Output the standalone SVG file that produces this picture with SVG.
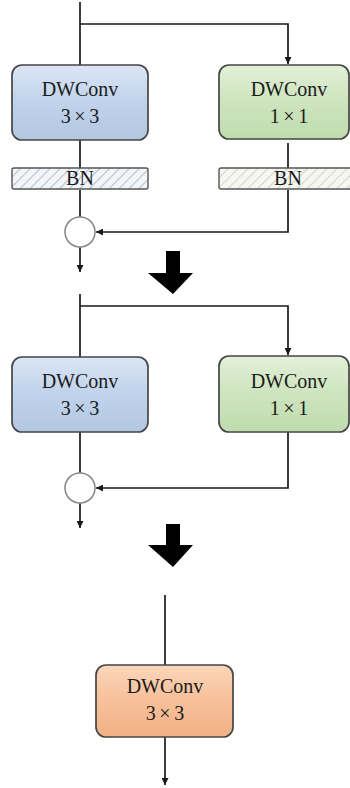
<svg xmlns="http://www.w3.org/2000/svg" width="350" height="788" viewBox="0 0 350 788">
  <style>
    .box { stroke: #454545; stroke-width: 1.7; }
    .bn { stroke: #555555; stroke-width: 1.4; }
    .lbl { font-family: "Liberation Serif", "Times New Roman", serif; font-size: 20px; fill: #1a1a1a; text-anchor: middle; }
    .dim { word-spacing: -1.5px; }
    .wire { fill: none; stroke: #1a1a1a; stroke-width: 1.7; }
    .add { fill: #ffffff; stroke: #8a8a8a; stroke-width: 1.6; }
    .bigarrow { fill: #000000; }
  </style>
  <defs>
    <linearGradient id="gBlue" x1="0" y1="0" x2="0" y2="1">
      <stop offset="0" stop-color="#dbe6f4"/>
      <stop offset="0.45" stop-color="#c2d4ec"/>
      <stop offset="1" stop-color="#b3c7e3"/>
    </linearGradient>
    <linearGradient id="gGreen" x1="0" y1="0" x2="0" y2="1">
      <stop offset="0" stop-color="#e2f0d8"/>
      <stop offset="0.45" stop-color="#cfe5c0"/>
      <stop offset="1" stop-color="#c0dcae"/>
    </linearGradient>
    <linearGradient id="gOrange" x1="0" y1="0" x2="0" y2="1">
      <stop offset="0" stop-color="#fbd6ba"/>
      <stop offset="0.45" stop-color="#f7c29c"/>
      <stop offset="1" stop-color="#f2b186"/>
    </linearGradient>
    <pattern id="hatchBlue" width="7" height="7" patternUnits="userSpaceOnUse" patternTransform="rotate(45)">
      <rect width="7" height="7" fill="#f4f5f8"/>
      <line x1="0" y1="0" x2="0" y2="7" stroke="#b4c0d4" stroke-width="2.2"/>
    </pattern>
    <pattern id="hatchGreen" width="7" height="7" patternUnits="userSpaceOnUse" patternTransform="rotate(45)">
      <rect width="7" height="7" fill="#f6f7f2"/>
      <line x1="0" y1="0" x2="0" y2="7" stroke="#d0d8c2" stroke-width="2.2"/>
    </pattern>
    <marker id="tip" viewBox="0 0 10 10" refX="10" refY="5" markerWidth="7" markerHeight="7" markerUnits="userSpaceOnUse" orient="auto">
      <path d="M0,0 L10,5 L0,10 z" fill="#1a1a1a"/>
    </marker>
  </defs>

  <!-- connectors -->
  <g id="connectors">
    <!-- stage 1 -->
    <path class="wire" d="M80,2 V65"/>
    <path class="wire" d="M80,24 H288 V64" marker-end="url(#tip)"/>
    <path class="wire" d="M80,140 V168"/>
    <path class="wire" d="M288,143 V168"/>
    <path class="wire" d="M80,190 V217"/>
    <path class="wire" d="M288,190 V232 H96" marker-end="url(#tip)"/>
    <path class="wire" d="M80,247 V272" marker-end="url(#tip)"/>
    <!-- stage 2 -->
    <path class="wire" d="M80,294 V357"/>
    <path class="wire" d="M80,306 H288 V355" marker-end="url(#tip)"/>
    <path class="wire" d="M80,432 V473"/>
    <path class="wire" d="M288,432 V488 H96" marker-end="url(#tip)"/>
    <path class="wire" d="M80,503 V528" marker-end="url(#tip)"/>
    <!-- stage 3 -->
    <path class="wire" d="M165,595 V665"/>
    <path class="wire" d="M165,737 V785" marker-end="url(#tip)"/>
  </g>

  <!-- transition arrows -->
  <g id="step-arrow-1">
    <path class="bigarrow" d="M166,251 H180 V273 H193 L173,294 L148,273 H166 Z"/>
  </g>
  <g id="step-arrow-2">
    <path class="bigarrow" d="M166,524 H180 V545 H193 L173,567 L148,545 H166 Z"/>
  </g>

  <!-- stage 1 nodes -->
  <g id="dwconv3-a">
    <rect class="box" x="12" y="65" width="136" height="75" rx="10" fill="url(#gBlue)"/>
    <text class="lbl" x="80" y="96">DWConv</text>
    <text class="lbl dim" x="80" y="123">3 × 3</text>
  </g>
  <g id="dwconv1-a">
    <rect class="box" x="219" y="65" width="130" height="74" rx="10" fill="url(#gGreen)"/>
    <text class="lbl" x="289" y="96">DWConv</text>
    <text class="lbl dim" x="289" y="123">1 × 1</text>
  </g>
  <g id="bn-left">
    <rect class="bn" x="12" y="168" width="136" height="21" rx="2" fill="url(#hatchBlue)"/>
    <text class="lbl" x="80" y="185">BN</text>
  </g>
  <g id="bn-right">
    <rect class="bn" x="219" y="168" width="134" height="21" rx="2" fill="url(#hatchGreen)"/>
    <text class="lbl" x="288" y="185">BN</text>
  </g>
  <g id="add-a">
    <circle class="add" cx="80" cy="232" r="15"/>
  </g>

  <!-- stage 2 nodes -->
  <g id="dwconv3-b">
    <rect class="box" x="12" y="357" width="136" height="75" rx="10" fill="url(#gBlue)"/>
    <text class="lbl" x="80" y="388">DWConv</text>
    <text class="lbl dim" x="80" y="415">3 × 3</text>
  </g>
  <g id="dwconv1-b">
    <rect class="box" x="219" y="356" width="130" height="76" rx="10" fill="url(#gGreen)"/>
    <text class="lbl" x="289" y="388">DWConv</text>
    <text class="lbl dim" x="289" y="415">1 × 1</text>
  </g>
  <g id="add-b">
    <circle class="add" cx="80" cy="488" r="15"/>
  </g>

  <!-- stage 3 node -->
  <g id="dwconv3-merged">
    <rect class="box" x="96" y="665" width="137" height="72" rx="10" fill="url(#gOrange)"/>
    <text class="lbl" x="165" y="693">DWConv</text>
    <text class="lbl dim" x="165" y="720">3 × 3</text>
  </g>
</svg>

^^^^

Exercise prompt:
Your task is to repeat the material above exactly, without its pictures.

Response to this task:
Output the standalone SVG file that produces this picture with SVG.
<svg xmlns="http://www.w3.org/2000/svg" width="350" height="788" viewBox="0 0 350 788">
  <style>
    .box { stroke: #454545; stroke-width: 1.7; }
    .bn { stroke: #555555; stroke-width: 1.4; }
    .lbl { font-family: "Liberation Serif", "Times New Roman", serif; font-size: 20px; fill: #1a1a1a; text-anchor: middle; }
    .dim { word-spacing: -1.5px; }
    .wire { fill: none; stroke: #1a1a1a; stroke-width: 1.7; }
    .add { fill: #ffffff; stroke: #8a8a8a; stroke-width: 1.6; }
    .bigarrow { fill: #000000; }
  </style>
  <defs>
    <linearGradient id="gBlue" x1="0" y1="0" x2="0" y2="1">
      <stop offset="0" stop-color="#dbe6f4"/>
      <stop offset="0.45" stop-color="#c2d4ec"/>
      <stop offset="1" stop-color="#b3c7e3"/>
    </linearGradient>
    <linearGradient id="gGreen" x1="0" y1="0" x2="0" y2="1">
      <stop offset="0" stop-color="#e2f0d8"/>
      <stop offset="0.45" stop-color="#cfe5c0"/>
      <stop offset="1" stop-color="#c0dcae"/>
    </linearGradient>
    <linearGradient id="gOrange" x1="0" y1="0" x2="0" y2="1">
      <stop offset="0" stop-color="#fbd6ba"/>
      <stop offset="0.45" stop-color="#f7c29c"/>
      <stop offset="1" stop-color="#f2b186"/>
    </linearGradient>
    <pattern id="hatchBlue" width="7" height="7" patternUnits="userSpaceOnUse" patternTransform="rotate(45)">
      <rect width="7" height="7" fill="#f4f5f8"/>
      <line x1="0" y1="0" x2="0" y2="7" stroke="#b4c0d4" stroke-width="2.2"/>
    </pattern>
    <pattern id="hatchGreen" width="7" height="7" patternUnits="userSpaceOnUse" patternTransform="rotate(45)">
      <rect width="7" height="7" fill="#f6f7f2"/>
      <line x1="0" y1="0" x2="0" y2="7" stroke="#d0d8c2" stroke-width="2.2"/>
    </pattern>
    <marker id="tip" viewBox="0 0 10 10" refX="10" refY="5" markerWidth="7" markerHeight="7" markerUnits="userSpaceOnUse" orient="auto">
      <path d="M0,0 L10,5 L0,10 z" fill="#1a1a1a"/>
    </marker>
  </defs>

  <!-- connectors -->
  <g id="connectors">
    <!-- stage 1 -->
    <path class="wire" d="M80,2 V65"/>
    <path class="wire" d="M80,24 H288 V64" marker-end="url(#tip)"/>
    <path class="wire" d="M80,140 V168"/>
    <path class="wire" d="M288,143 V168"/>
    <path class="wire" d="M80,190 V217"/>
    <path class="wire" d="M288,190 V232 H96" marker-end="url(#tip)"/>
    <path class="wire" d="M80,247 V272" marker-end="url(#tip)"/>
    <!-- stage 2 -->
    <path class="wire" d="M80,294 V357"/>
    <path class="wire" d="M80,306 H288 V355" marker-end="url(#tip)"/>
    <path class="wire" d="M80,432 V473"/>
    <path class="wire" d="M288,432 V488 H96" marker-end="url(#tip)"/>
    <path class="wire" d="M80,503 V528" marker-end="url(#tip)"/>
    <!-- stage 3 -->
    <path class="wire" d="M165,595 V665"/>
    <path class="wire" d="M165,737 V785" marker-end="url(#tip)"/>
  </g>

  <!-- transition arrows -->
  <g id="step-arrow-1">
    <path class="bigarrow" d="M166,251 H180 V273 H193 L173,294 L148,273 H166 Z"/>
  </g>
  <g id="step-arrow-2">
    <path class="bigarrow" d="M166,524 H180 V545 H193 L173,567 L148,545 H166 Z"/>
  </g>

  <!-- stage 1 nodes -->
  <g id="dwconv3-a">
    <rect class="box" x="12" y="65" width="136" height="75" rx="10" fill="url(#gBlue)"/>
    <text class="lbl" x="80" y="96">DWConv</text>
    <text class="lbl dim" x="80" y="123">3 × 3</text>
  </g>
  <g id="dwconv1-a">
    <rect class="box" x="219" y="65" width="130" height="74" rx="10" fill="url(#gGreen)"/>
    <text class="lbl" x="289" y="96">DWConv</text>
    <text class="lbl dim" x="289" y="123">1 × 1</text>
  </g>
  <g id="bn-left">
    <rect class="bn" x="12" y="168" width="136" height="21" rx="2" fill="url(#hatchBlue)"/>
    <text class="lbl" x="80" y="185">BN</text>
  </g>
  <g id="bn-right">
    <rect class="bn" x="219" y="168" width="134" height="21" rx="2" fill="url(#hatchGreen)"/>
    <text class="lbl" x="288" y="185">BN</text>
  </g>
  <g id="add-a">
    <circle class="add" cx="80" cy="232" r="15"/>
  </g>

  <!-- stage 2 nodes -->
  <g id="dwconv3-b">
    <rect class="box" x="12" y="357" width="136" height="75" rx="10" fill="url(#gBlue)"/>
    <text class="lbl" x="80" y="388">DWConv</text>
    <text class="lbl dim" x="80" y="415">3 × 3</text>
  </g>
  <g id="dwconv1-b">
    <rect class="box" x="219" y="356" width="130" height="76" rx="10" fill="url(#gGreen)"/>
    <text class="lbl" x="289" y="388">DWConv</text>
    <text class="lbl dim" x="289" y="415">1 × 1</text>
  </g>
  <g id="add-b">
    <circle class="add" cx="80" cy="488" r="15"/>
  </g>

  <!-- stage 3 node -->
  <g id="dwconv3-merged">
    <rect class="box" x="96" y="665" width="137" height="72" rx="10" fill="url(#gOrange)"/>
    <text class="lbl" x="165" y="693">DWConv</text>
    <text class="lbl dim" x="165" y="720">3 × 3</text>
  </g>
</svg>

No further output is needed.